▶ _Material for this task_:
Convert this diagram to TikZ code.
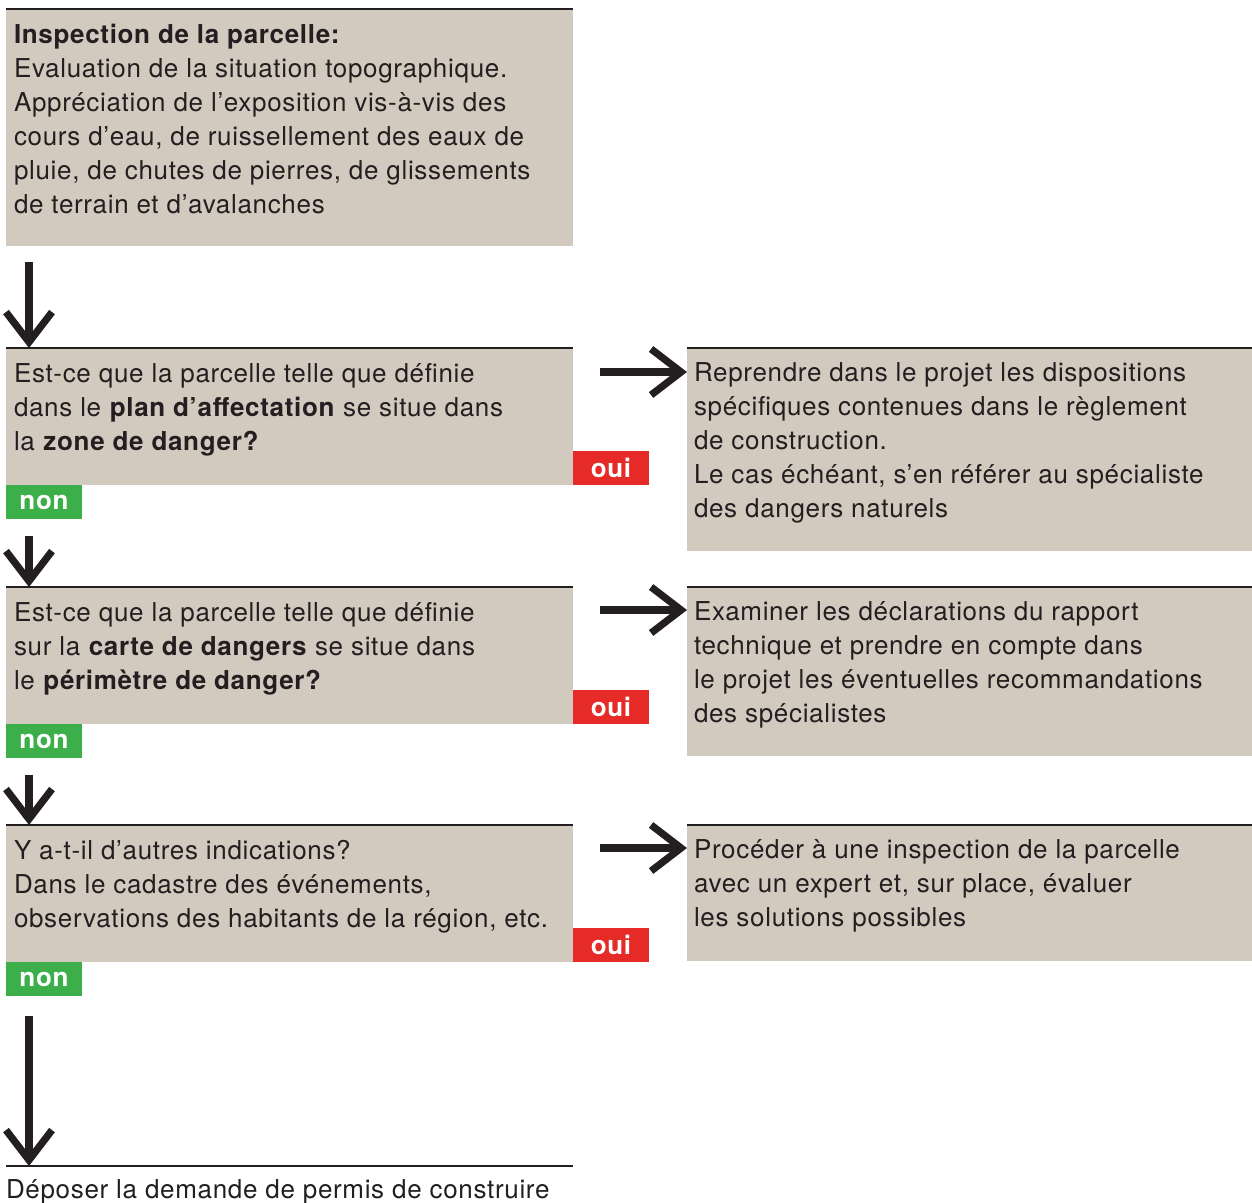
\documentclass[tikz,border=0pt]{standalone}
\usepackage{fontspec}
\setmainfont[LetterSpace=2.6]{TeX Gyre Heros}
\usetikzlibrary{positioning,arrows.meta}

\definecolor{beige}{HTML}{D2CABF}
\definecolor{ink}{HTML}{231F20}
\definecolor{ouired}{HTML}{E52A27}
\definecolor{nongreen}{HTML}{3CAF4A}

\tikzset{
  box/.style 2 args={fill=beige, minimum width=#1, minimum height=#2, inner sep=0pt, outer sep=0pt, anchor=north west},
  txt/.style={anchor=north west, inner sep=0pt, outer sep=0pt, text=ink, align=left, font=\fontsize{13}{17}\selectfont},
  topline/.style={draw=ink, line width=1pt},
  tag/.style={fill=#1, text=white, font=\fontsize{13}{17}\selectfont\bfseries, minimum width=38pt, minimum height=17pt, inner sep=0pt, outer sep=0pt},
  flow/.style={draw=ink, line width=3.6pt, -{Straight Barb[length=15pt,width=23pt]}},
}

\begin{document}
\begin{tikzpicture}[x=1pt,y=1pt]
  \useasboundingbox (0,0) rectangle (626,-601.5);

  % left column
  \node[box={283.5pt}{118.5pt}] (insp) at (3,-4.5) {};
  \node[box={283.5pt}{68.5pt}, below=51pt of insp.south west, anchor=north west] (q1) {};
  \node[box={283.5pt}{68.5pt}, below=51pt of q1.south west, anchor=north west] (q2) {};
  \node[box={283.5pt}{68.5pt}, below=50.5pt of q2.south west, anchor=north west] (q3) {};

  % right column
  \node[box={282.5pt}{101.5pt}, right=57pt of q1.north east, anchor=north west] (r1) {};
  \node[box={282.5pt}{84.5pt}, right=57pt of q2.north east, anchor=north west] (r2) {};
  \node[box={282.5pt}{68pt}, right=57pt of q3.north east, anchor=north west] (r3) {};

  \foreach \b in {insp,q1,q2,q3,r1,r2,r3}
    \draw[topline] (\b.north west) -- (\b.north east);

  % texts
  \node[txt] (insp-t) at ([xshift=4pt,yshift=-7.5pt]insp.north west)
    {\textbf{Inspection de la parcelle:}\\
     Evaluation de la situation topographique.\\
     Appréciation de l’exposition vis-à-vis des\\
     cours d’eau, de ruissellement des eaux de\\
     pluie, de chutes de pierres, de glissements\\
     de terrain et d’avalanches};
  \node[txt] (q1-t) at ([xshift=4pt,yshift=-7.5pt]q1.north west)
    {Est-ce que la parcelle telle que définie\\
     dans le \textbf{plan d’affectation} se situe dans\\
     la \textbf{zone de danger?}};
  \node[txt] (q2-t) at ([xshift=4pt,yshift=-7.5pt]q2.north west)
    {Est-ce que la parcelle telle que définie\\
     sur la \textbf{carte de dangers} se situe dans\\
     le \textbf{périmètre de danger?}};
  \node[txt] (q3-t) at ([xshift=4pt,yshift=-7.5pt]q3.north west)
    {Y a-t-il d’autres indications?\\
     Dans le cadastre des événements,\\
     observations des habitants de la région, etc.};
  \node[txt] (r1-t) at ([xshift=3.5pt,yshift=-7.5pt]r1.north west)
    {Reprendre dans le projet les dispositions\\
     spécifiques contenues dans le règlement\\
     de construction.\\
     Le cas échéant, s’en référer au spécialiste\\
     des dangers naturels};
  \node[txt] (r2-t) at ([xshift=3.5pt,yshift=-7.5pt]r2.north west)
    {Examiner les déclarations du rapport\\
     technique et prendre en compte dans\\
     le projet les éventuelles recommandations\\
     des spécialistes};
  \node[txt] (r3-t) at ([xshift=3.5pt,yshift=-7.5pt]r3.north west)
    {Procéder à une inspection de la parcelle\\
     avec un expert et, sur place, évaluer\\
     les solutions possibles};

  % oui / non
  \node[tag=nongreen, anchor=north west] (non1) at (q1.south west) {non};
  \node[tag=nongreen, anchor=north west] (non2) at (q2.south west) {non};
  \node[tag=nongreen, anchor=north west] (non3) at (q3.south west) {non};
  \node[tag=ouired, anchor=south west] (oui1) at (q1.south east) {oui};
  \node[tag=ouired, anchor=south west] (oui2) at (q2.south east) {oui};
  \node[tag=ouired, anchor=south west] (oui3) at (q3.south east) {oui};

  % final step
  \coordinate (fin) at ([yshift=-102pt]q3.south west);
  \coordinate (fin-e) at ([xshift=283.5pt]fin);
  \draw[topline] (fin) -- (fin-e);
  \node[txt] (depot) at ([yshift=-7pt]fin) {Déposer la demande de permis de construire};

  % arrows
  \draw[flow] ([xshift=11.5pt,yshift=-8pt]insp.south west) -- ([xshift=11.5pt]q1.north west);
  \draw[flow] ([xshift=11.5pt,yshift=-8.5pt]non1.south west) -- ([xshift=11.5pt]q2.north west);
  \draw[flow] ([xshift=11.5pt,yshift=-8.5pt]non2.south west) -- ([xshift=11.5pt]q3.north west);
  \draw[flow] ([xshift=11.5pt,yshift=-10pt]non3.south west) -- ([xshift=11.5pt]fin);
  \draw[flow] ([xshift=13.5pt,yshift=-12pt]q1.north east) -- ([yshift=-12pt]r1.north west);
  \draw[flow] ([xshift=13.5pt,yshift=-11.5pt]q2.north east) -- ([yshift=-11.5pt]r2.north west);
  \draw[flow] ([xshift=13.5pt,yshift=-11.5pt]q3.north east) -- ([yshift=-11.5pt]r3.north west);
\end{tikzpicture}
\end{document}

--

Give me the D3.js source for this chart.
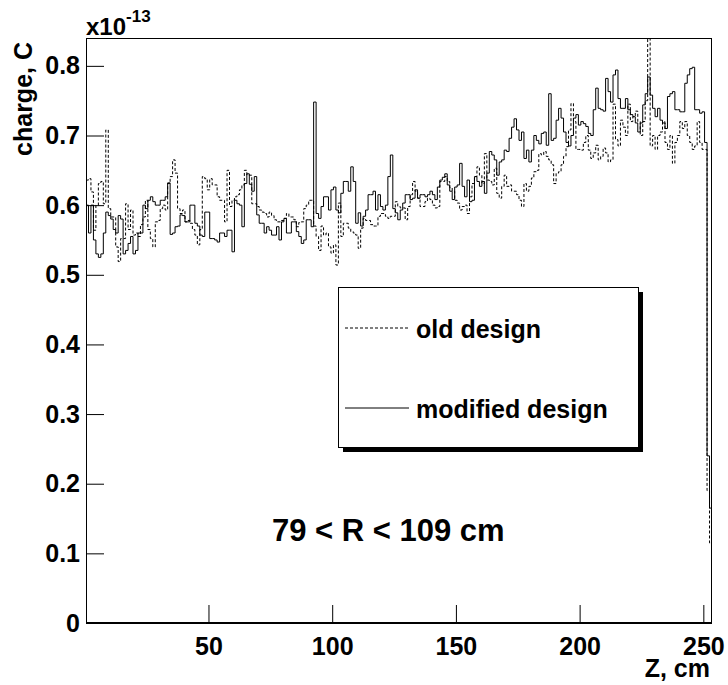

▶ _Exercise details_:
In the listing above, find the line containing "Convert this diagram to TikZ code." and the line containing "-- (\b.north east);". Print those two lines and every line between them exactly, with no pictures.

▶ _Solution to this exercise_:
Convert this diagram to TikZ code.
\documentclass[tikz,border=0pt]{standalone}
\usepackage{fontspec}
\setmainfont[LetterSpace=2.6]{TeX Gyre Heros}
\usetikzlibrary{positioning,arrows.meta}

\definecolor{beige}{HTML}{D2CABF}
\definecolor{ink}{HTML}{231F20}
\definecolor{ouired}{HTML}{E52A27}
\definecolor{nongreen}{HTML}{3CAF4A}

\tikzset{
  box/.style 2 args={fill=beige, minimum width=#1, minimum height=#2, inner sep=0pt, outer sep=0pt, anchor=north west},
  txt/.style={anchor=north west, inner sep=0pt, outer sep=0pt, text=ink, align=left, font=\fontsize{13}{17}\selectfont},
  topline/.style={draw=ink, line width=1pt},
  tag/.style={fill=#1, text=white, font=\fontsize{13}{17}\selectfont\bfseries, minimum width=38pt, minimum height=17pt, inner sep=0pt, outer sep=0pt},
  flow/.style={draw=ink, line width=3.6pt, -{Straight Barb[length=15pt,width=23pt]}},
}

\begin{document}
\begin{tikzpicture}[x=1pt,y=1pt]
  \useasboundingbox (0,0) rectangle (626,-601.5);

  % left column
  \node[box={283.5pt}{118.5pt}] (insp) at (3,-4.5) {};
  \node[box={283.5pt}{68.5pt}, below=51pt of insp.south west, anchor=north west] (q1) {};
  \node[box={283.5pt}{68.5pt}, below=51pt of q1.south west, anchor=north west] (q2) {};
  \node[box={283.5pt}{68.5pt}, below=50.5pt of q2.south west, anchor=north west] (q3) {};

  % right column
  \node[box={282.5pt}{101.5pt}, right=57pt of q1.north east, anchor=north west] (r1) {};
  \node[box={282.5pt}{84.5pt}, right=57pt of q2.north east, anchor=north west] (r2) {};
  \node[box={282.5pt}{68pt}, right=57pt of q3.north east, anchor=north west] (r3) {};

  \foreach \b in {insp,q1,q2,q3,r1,r2,r3}
    \draw[topline] (\b.north west) -- (\b.north east);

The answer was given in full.